Counterarguments (And My Smug Rebuttals).

Now, someone, probably a historian or that one friend who loves to correct everybody at dinner parties, might object.

Counterargument 1. “But historical patterns are real. Economic cycles, revolutions, social movements, they do happen repeatedly.”

Ah, yes. But that is because human nature is remarkably predictable. People will get greedy, rulers will get overconfident, and societies will eventually get fed up. It is not history repeating, it is just humans being humans. We are like a malfunctioning GPS that keeps taking the same wrong turn.

Counterargument 2. “But events really are similar. The fall of Rome and modern global tensions, for instance.”

Yes, but is that because history repeats, or because we love comparing things? The moment any superpower declines, someone yells, “It is just like Rome!” The moment a leader rises to power, someone shrieks, “It is Hitler all over again!” It is lazy analysis, like saying every film is The Lion King because it vaguely resembles Hamlet.

Counterargument 3. “If history does not repeat, why do we study it?”

Ah, here is the real reason. History is useful because it helps us predict human behaviour, not because the exact same things will happen again. Studying history is like reading old weather reports. It will not tell you the exact storm that is coming, but it helps you prepare for bad weather in general.

Maybe I should expand the last point (this is a later edit after someone pointed out that while the entire article is quite well-written, I kind of grassed this easy catch at the end). You see, history is studied for a myriad of reasons, not always because we need to learn about our future. Sometimes, humans study something for the sake of it.
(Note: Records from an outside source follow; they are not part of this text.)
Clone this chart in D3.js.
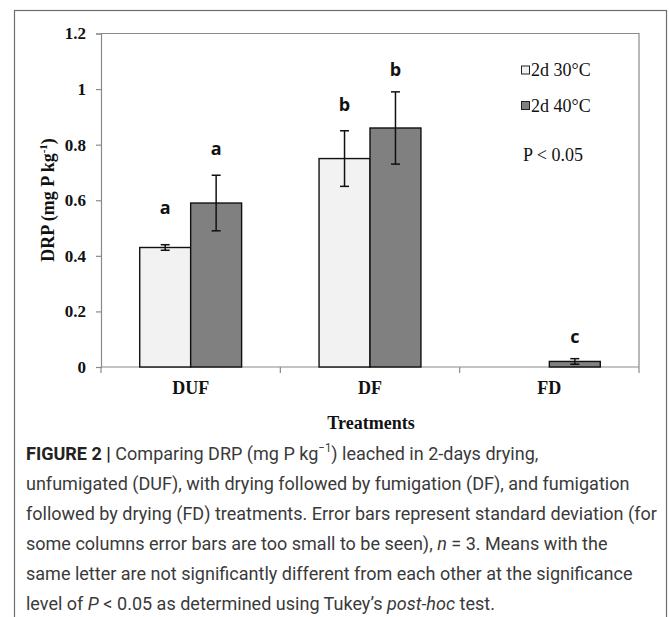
<!DOCTYPE html>
<html>
<head>
<meta charset="utf-8">
<script src="https://cdn.jsdelivr.net/npm/d3@7"></script>
<style>
  html, body { margin: 0; padding: 0; background: #fff; }
  svg { display: block; }
</style>
</head>
<body>
<svg id="chart" width="669" height="617"></svg>
<script>
// ---- data ----
const categories = ["DUF", "DF", "FD"];
const seriesNames = ["2d 30°C", "2d 40°C"];
const values30 = [0.43, 0.75, 0.0];
const values40 = [0.59, 0.86, 0.02];
const err30 = [0.01, 0.10, 0.0];
const err40 = [0.10, 0.13, 0.01];
const letters30 = ["a", "b", ""];
const letters40 = ["a", "b", "c"];
const letterPos30 = [0.573, 0.941, 0];
const letterPos40 = [0.786, 1.067, 0.108];
const yTicks = [0, 0.2, 0.4, 0.6, 0.8, 1.0, 1.2];
const yTickLabels = ["0", "0.2", "0.4", "0.6", "0.8", "1", "1.2"];

// ---- layout ----
const svg = d3.select("#chart");
const plot = { left: 101, right: 639, top: 33.5, bottom: 367 };
const fills = ["#f2f2f2", "#808080"];

// outer frame
svg.append("rect").attr("x", 14.5).attr("y", 10.5).attr("width", 652).attr("height", 640)
  .attr("fill", "none").attr("stroke", "#6e6e6e").attr("stroke-width", 1.2);

const y = d3.scaleLinear().domain([0, 1.2]).range([plot.bottom, plot.top]);
const x0 = d3.scaleBand().domain(categories).range([plot.left, plot.right]).paddingInner(0).paddingOuter(0);
const x1 = d3.scaleBand().domain(seriesNames).range([0, x0.bandwidth()]).paddingInner(0).paddingOuter(0.76);

// plot frame (top/right)
svg.append("path")
  .attr("d", `M${plot.left},${plot.top}H${plot.right}V${plot.bottom}`)
  .attr("fill", "none").attr("stroke", "#8a8a8a").attr("stroke-width", 1.2);

// y axis
const yAxis = d3.axisLeft(y).tickValues(yTicks).tickFormat((d, i) => yTickLabels[i]).tickSize(5).tickPadding(10);
const gy = svg.append("g").attr("transform", `translate(${plot.left},0)`).call(yAxis);
gy.select(".domain").attr("stroke", "#8a8a8a").attr("stroke-width", 1.2);
gy.selectAll(".tick line").attr("stroke", "#8a8a8a").attr("stroke-width", 1.2);
gy.selectAll(".tick text").attr("font-family", "'Liberation Serif', 'Times New Roman', serif")
  .attr("font-weight", "bold").attr("font-size", 17).attr("fill", "#111");

// x axis
const boundaries = [plot.left, ...categories.map(c => x0(c) + x0.bandwidth())];
svg.append("line").attr("x1", plot.left).attr("x2", plot.right).attr("y1", plot.bottom).attr("y2", plot.bottom)
  .attr("stroke", "#8a8a8a").attr("stroke-width", 1.2);
svg.selectAll(".xtick").data(boundaries).enter().append("line")
  .attr("x1", d => d).attr("x2", d => d).attr("y1", plot.bottom).attr("y2", plot.bottom + 6)
  .attr("stroke", "#8a8a8a").attr("stroke-width", 1.2);
svg.selectAll(".xlab").data(categories).enter().append("text")
  .attr("x", d => x0(d) + x0.bandwidth() / 2).attr("y", 394)
  .attr("text-anchor", "middle")
  .attr("font-family", "'Liberation Serif', 'Times New Roman', serif")
  .attr("font-weight", "bold").attr("font-size", 18).attr("fill", "#111")
  .text(d => d);

// axis titles
svg.append("text").attr("x", (plot.left + plot.right) / 2 + 1).attr("y", 429)
  .attr("text-anchor", "middle")
  .attr("font-family", "'Liberation Serif', 'Times New Roman', serif")
  .attr("font-weight", "bold").attr("font-size", 18).attr("fill", "#111")
  .text("Treatments");

const yt = svg.append("text").attr("transform", "translate(54,200) rotate(-90)")
  .attr("text-anchor", "middle")
  .attr("font-family", "'Liberation Serif', 'Times New Roman', serif")
  .attr("font-weight", "bold").attr("font-size", 18).attr("fill", "#111");
yt.append("tspan").text("DRP (mg P kg");
yt.append("tspan").attr("font-size", 11).attr("dy", -7).text("-1");
yt.append("tspan").attr("dy", 7).text(")");

// bars
const rows = categories.map((c, i) => ({
  cat: c,
  items: [
    { s: seriesNames[0], v: values30[i], e: err30[i], l: letters30[i], lp: letterPos30[i], k: 0 },
    { s: seriesNames[1], v: values40[i], e: err40[i], l: letters40[i], lp: letterPos40[i], k: 1 }
  ]
}));
const items = rows.flatMap(r => r.items.map(it => Object.assign({ cat: r.cat }, it)));

svg.selectAll(".bar").data(items).enter().append("rect")
  .attr("x", d => x0(d.cat) + x1(d.s))
  .attr("y", d => y(d.v))
  .attr("width", x1.bandwidth())
  .attr("height", d => y(0) - y(d.v))
  .attr("fill", d => fills[d.k])
  .attr("stroke", d => d.v > 0 ? "#111" : "none")
  .attr("stroke-width", 1.4);

// error bars
const eb = items.filter(d => d.e > 0);
const cx = d => x0(d.cat) + x1(d.s) + x1.bandwidth() / 2;
svg.selectAll(".errv").data(eb).enter().append("line")
  .attr("x1", cx).attr("x2", cx)
  .attr("y1", d => y(d.v + d.e)).attr("y2", d => y(d.v - d.e))
  .attr("stroke", "#111").attr("stroke-width", 1.5);
svg.selectAll(".errt").data(eb.flatMap(d => [{ d, v: d.v + d.e }, { d, v: d.v - d.e }])).enter().append("line")
  .attr("x1", o => cx(o.d) - 4.5).attr("x2", o => cx(o.d) + 4.5)
  .attr("y1", o => y(o.v)).attr("y2", o => y(o.v))
  .attr("stroke", "#111").attr("stroke-width", 1.5);

// significance letters
svg.selectAll(".letter").data(items.filter(d => d.l)).enter().append("text")
  .attr("x", cx).attr("y", d => y(d.lp) + 6)
  .attr("text-anchor", "middle")
  .attr("font-family", "'Open Sans', 'DejaVu Sans', sans-serif")
  .attr("font-weight", "bold").attr("font-size", 18).attr("fill", "#111")
  .text(d => d.l);

// legend
const lg = svg.append("g");
seriesNames.forEach((s, i) => {
  const ly = 70 + i * 35.5;
  lg.append("rect").attr("x", 521.5).attr("y", ly - 4).attr("width", 8).attr("height", 8)
    .attr("fill", fills[i]).attr("stroke", "#222").attr("stroke-width", 1);
  lg.append("text").attr("x", 531).attr("y", ly + 6)
    .attr("font-family", "'Liberation Serif', 'Times New Roman', serif")
    .attr("font-size", 18).attr("fill", "#111").text(s);
});
svg.append("text").attr("x", 523).attr("y", 161)
  .attr("font-family", "'Liberation Serif', 'Times New Roman', serif")
  .attr("font-size", 18).attr("fill", "#111").text("P < 0.05");

// caption
const capFont = "'Roboto', 'Liberation Sans', sans-serif";
const capX = 26;
const cap = svg.append("g").attr("font-family", capFont).attr("fill", "#3a3a3a").attr("font-weight", 400);
const lines = [
  [["b", "FIGURE 2 | "], ["n", "Comparing DRP (mg P kg"], ["sup", "−1"], ["n", ") leached in 2-days drying,"]],
  [["n", "unfumigated (DUF), with drying followed by fumigation (DF), and fumigation"]],
  [["n", "followed by drying (FD) treatments. Error bars represent standard deviation (for"]],
  [["n", "some columns error bars are too small to be seen), "], ["i", "n"], ["n", " = 3. Means with the"]],
  [["n", "same letter are not significantly different from each other at the significance"]],
  [["n", "level of "], ["i", "P"], ["n", " < 0.05 as determined using Tukey’s "], ["i", "post-hoc"], ["n", " test."]]
];
const capTexts = lines.map((ln, i) => {
  const t = cap.append("text").attr("x", capX).attr("y", 460 + i * 30).attr("font-size", 19);
  let prevSup = false;
  ln.forEach(([k, s]) => {
    const ts = t.append("tspan").text(s);
    if (k === "b") ts.attr("font-weight", 700).attr("fill", "#222");
    if (k === "i") ts.attr("font-style", "italic");
    if (k === "sup") ts.attr("font-size", 12).attr("dy", -8);
    else if (prevSup) ts.attr("dy", 8);
    prevSup = (k === "sup");
  });
  return t;
});
// condense horizontally so the widest line spans the caption width
const w3 = capTexts[2].node().getComputedTextLength();
const sx = 631 / w3;
cap.attr("transform", `translate(${capX},0) scale(${sx},1) translate(${-capX},0)`);
</script>
</body>
</html>
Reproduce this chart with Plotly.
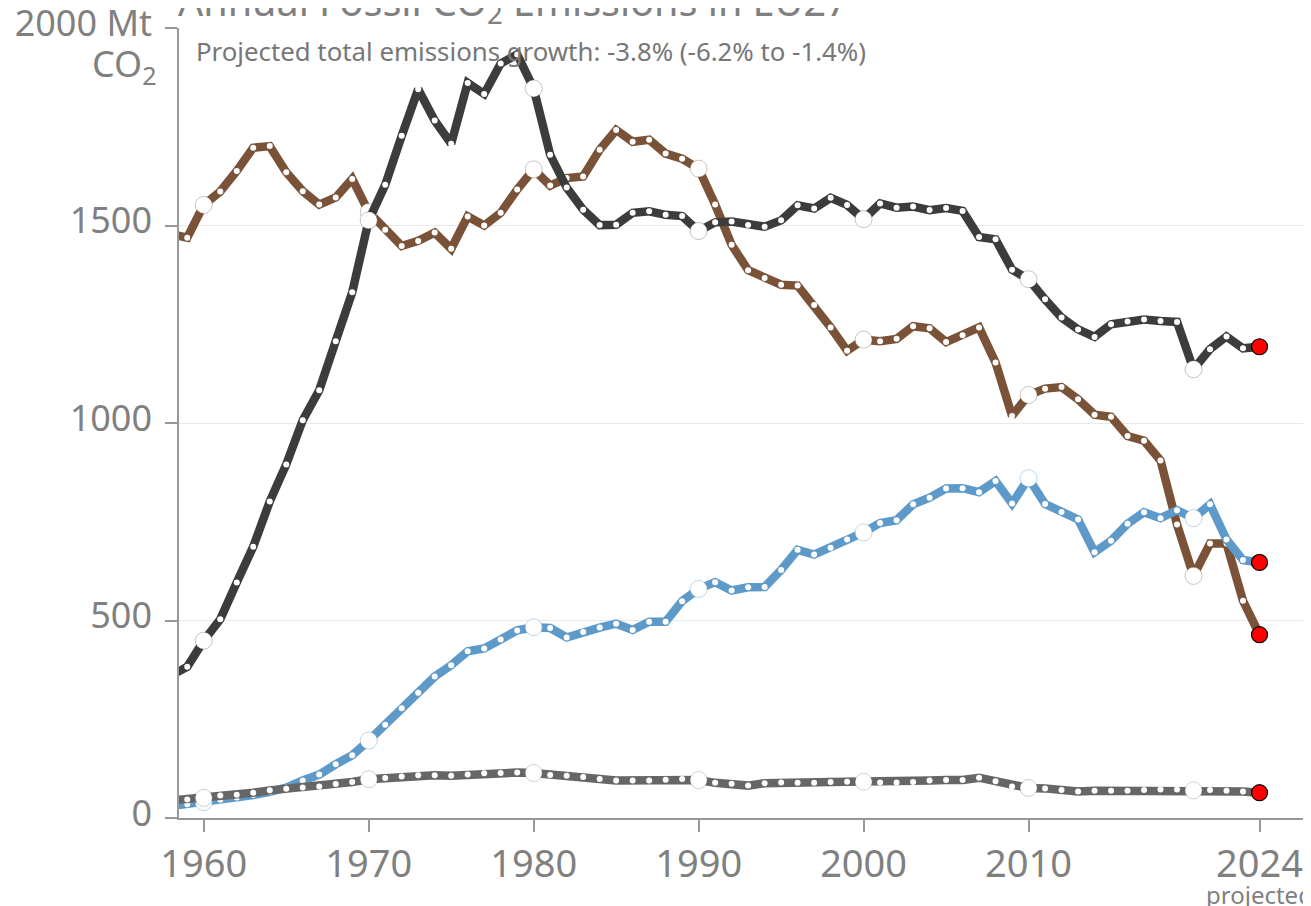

Sometimes, to determine patterns (like weather or stock markets, though this is the argument I make above). And sometimes, to be able to draw inferences of cause and effect (and in this, I hypothesise, they are almost always wrong). But for sure we don’t study history so that when it repeats, we are ready. I mean, if that’s what you’re doing, it is rather like watching a Rajani film to see how you can handle a dozen goons with weapons with your bare hands. Entertaining, but eventually impractical.

The Real Conclusion (This Time for Real).

So, the next time someone tells you, “History repeats itself,” lean in, take a sip of your Montrachet Grand Cru, and say,

Ah, but does it really? Or are we just recycling the same seven stories?

Then, sit back and enjoy their confused expression.

Because if anything keeps repeating, it is not history, it is our very, very limited imagination.

Now, if you will excuse me, I need to check if this article fits into one of Booker’s seven plots. My bet is on Comedy.